Interstellar

 

Three quarters of the films I’ve caught over the last few years have been fairly run of the mill and hardly the stuff of awe, but Christopher Nolan and Interstellar bucked the monotonous trend so much so that this usually reluctant and rather disillusioned movie goer caught it twice within the space of a single week. Such is the lure of the concept, jaw-dropping visuals and characters in this masterpiece, and it conveniently sets the ball rolling for a further generation of space operas in the years to come.

 

STARRING:
Matthew McConaughey
Anne Hathaway
Jessica Chastain
Bill Irwin
Ellen Burstyn
Michael Caine

 

DIRECTOR:
Christopher Nolan

 

DATE OF RELEASE:
7th November, 2014

 

RUNNING TIME:
169 minutes

 

Do not walk into the neighbourhood multiplex expecting an action packed cerebral thriller, for starters. The plot amidst its characteristic science-fictional roar dives into its fair share of sentimentalism in fact, all brilliantly executed by McConaughey and his counterparts on and off the ground – giving enough credence to the solidly written storyline which in turn is scripted to interweave seamlessly across virtual worlds, other dimensions and time travel. ‘Murph’, played by several actors throughout the film is especially endearing, and arguably the heart of the film from start to finish, and the two robots TARS and CASE add a judicious touch of spark and humour to an otherwise dark and dramatic script.

 

References to 2001: A Space Odyssey, Gravity and even Inception will be plentiful, but I would daresay Interstellar surpasses all of them in its zeal to encompass a human-themed drama inside of a space and time loop, cleverly veering away from the abstract nature of the former, and the documentary-like feel of Gravity and Inception – which albeit were very good stories in their own right.

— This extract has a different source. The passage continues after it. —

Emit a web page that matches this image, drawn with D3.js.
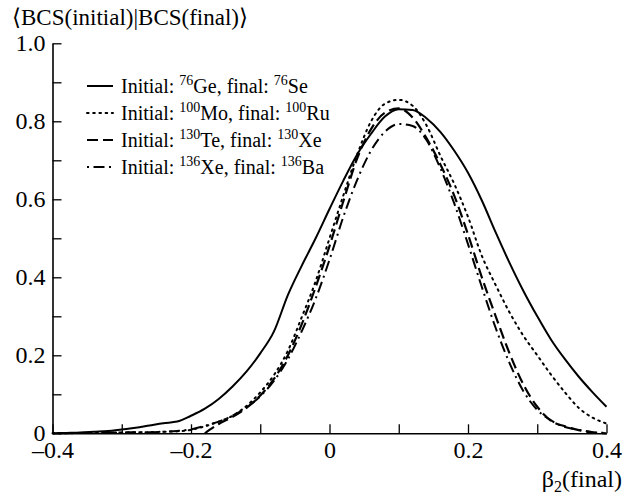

The pace of the nearly three hour long script also has a touch of seasoned class for its length, and just enough of a graphical shower of ‘oohs’ and ‘aahs’ without rendering their splendor redundant through overuse, of which there are plenty of specimens in the industry today.

 

The film comes packed with a soundtrack of course, likely the best one for a sci-fi flick by far. Master concoctioner Hans Zimmer is fast becoming a household name at this game, though even he might concede that it would take some doing to exceed the inspiring and sonorous crescendo of harmonies that he lends to every scene of Interstellar with his arrangements.

 

Another member of the personnel who might find it a feat to secure a higher pedestal is director Christopher Nolan. Some might call it his best work so far, and another subset of fans – also of a certain winged superhero – might place it at second or third. All we can have a consensus on is that the trophy shelf should be roomy enough to welcome in some more pieces of well deserved metal after this effort.